--- begin Dataset excerpt ---

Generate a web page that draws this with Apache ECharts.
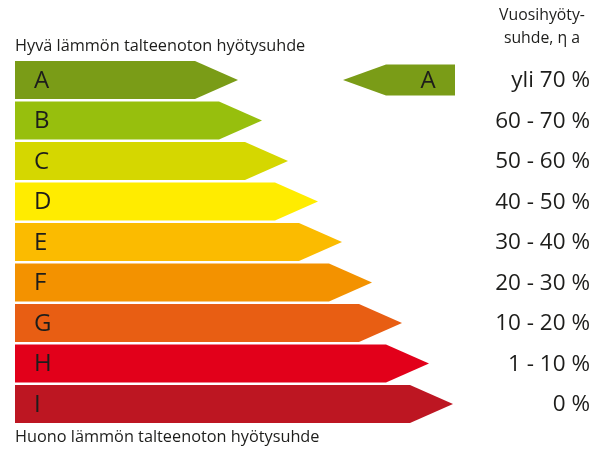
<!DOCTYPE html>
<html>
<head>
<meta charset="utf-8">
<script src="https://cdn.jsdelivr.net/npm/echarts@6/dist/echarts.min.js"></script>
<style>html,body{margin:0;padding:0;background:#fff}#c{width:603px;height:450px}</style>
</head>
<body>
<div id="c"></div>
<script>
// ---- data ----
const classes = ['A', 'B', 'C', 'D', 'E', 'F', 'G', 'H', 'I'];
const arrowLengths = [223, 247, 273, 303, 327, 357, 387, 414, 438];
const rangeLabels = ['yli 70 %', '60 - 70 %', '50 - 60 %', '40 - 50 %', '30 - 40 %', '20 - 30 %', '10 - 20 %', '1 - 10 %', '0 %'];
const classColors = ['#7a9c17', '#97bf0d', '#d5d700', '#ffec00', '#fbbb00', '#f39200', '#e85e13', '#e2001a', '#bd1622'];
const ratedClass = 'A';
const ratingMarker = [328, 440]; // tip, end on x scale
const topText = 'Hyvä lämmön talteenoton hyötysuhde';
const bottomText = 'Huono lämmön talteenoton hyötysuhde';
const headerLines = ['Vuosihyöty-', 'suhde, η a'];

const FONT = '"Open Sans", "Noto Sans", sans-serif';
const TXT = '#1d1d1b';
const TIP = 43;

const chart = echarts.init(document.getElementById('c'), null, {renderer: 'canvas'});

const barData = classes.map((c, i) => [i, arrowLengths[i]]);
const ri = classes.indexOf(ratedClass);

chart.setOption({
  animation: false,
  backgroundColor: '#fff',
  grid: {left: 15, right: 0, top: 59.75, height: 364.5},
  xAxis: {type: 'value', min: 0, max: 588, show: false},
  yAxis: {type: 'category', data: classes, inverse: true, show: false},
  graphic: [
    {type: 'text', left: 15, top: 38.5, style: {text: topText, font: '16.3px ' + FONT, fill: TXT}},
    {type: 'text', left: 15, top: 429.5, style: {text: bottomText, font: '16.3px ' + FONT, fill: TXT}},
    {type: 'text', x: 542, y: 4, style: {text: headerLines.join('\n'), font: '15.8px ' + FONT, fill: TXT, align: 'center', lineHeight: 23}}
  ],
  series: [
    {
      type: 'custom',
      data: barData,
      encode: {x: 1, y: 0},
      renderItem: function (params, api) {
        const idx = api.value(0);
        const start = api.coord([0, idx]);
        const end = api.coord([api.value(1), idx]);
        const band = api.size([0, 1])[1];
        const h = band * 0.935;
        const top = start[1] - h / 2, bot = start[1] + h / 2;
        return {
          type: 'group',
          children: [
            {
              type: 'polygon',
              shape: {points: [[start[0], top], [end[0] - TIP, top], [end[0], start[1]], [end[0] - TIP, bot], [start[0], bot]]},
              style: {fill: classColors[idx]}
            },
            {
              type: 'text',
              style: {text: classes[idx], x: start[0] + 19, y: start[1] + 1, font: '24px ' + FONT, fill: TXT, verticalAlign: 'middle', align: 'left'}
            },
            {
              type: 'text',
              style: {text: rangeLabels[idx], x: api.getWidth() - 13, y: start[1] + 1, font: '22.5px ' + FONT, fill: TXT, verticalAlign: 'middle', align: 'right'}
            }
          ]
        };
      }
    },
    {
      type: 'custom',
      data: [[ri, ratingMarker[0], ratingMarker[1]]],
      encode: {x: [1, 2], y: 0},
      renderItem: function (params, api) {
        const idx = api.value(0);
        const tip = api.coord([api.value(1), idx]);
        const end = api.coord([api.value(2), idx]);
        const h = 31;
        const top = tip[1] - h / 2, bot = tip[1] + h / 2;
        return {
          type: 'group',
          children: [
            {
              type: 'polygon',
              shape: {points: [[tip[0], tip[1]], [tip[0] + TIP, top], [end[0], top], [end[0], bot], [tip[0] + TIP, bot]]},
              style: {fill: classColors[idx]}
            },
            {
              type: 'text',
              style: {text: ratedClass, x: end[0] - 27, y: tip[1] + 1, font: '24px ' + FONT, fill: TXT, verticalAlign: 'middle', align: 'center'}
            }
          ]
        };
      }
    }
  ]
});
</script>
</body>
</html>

--- end Dataset excerpt ---

Repeat the material above verbatim, with no pictures in the output.

Solution:
Generate a web page that draws this with Apache ECharts.
<!DOCTYPE html>
<html>
<head>
<meta charset="utf-8">
<script src="https://cdn.jsdelivr.net/npm/echarts@6/dist/echarts.min.js"></script>
<style>html,body{margin:0;padding:0;background:#fff}#c{width:603px;height:450px}</style>
</head>
<body>
<div id="c"></div>
<script>
// ---- data ----
const classes = ['A', 'B', 'C', 'D', 'E', 'F', 'G', 'H', 'I'];
const arrowLengths = [223, 247, 273, 303, 327, 357, 387, 414, 438];
const rangeLabels = ['yli 70 %', '60 - 70 %', '50 - 60 %', '40 - 50 %', '30 - 40 %', '20 - 30 %', '10 - 20 %', '1 - 10 %', '0 %'];
const classColors = ['#7a9c17', '#97bf0d', '#d5d700', '#ffec00', '#fbbb00', '#f39200', '#e85e13', '#e2001a', '#bd1622'];
const ratedClass = 'A';
const ratingMarker = [328, 440]; // tip, end on x scale
const topText = 'Hyvä lämmön talteenoton hyötysuhde';
const bottomText = 'Huono lämmön talteenoton hyötysuhde';
const headerLines = ['Vuosihyöty-', 'suhde, η a'];

const FONT = '"Open Sans", "Noto Sans", sans-serif';
const TXT = '#1d1d1b';
const TIP = 43;

const chart = echarts.init(document.getElementById('c'), null, {renderer: 'canvas'});

const barData = classes.map((c, i) => [i, arrowLengths[i]]);
const ri = classes.indexOf(ratedClass);

chart.setOption({
  animation: false,
  backgroundColor: '#fff',
  grid: {left: 15, right: 0, top: 59.75, height: 364.5},
  xAxis: {type: 'value', min: 0, max: 588, show: false},
  yAxis: {type: 'category', data: classes, inverse: true, show: false},
  graphic: [
    {type: 'text', left: 15, top: 38.5, style: {text: topText, font: '16.3px ' + FONT, fill: TXT}},
    {type: 'text', left: 15, top: 429.5, style: {text: bottomText, font: '16.3px ' + FONT, fill: TXT}},
    {type: 'text', x: 542, y: 4, style: {text: headerLines.join('\n'), font: '15.8px ' + FONT, fill: TXT, align: 'center', lineHeight: 23}}
  ],
  series: [
    {
      type: 'custom',
      data: barData,
      encode: {x: 1, y: 0},
      renderItem: function (params, api) {
        const idx = api.value(0);
        const start = api.coord([0, idx]);
        const end = api.coord([api.value(1), idx]);
        const band = api.size([0, 1])[1];
        const h = band * 0.935;
        const top = start[1] - h / 2, bot = start[1] + h / 2;
        return {
          type: 'group',
          children: [
            {
              type: 'polygon',
              shape: {points: [[start[0], top], [end[0] - TIP, top], [end[0], start[1]], [end[0] - TIP, bot], [start[0], bot]]},
              style: {fill: classColors[idx]}
            },
            {
              type: 'text',
              style: {text: classes[idx], x: start[0] + 19, y: start[1] + 1, font: '24px ' + FONT, fill: TXT, verticalAlign: 'middle', align: 'left'}
            },
            {
              type: 'text',
              style: {text: rangeLabels[idx], x: api.getWidth() - 13, y: start[1] + 1, font: '22.5px ' + FONT, fill: TXT, verticalAlign: 'middle', align: 'right'}
            }
          ]
        };
      }
    },
    {
      type: 'custom',
      data: [[ri, ratingMarker[0], ratingMarker[1]]],
      encode: {x: [1, 2], y: 0},
      renderItem: function (params, api) {
        const idx = api.value(0);
        const tip = api.coord([api.value(1), idx]);
        const end = api.coord([api.value(2), idx]);
        const h = 31;
        const top = tip[1] - h / 2, bot = tip[1] + h / 2;
        return {
          type: 'group',
          children: [
            {
              type: 'polygon',
              shape: {points: [[tip[0], tip[1]], [tip[0] + TIP, top], [end[0], top], [end[0], bot], [tip[0] + TIP, bot]]},
              style: {fill: classColors[idx]}
            },
            {
              type: 'text',
              style: {text: ratedClass, x: end[0] - 27, y: tip[1] + 1, font: '24px ' + FONT, fill: TXT, verticalAlign: 'middle', align: 'center'}
            }
          ]
        };
      }
    }
  ]
});
</script>
</body>
</html>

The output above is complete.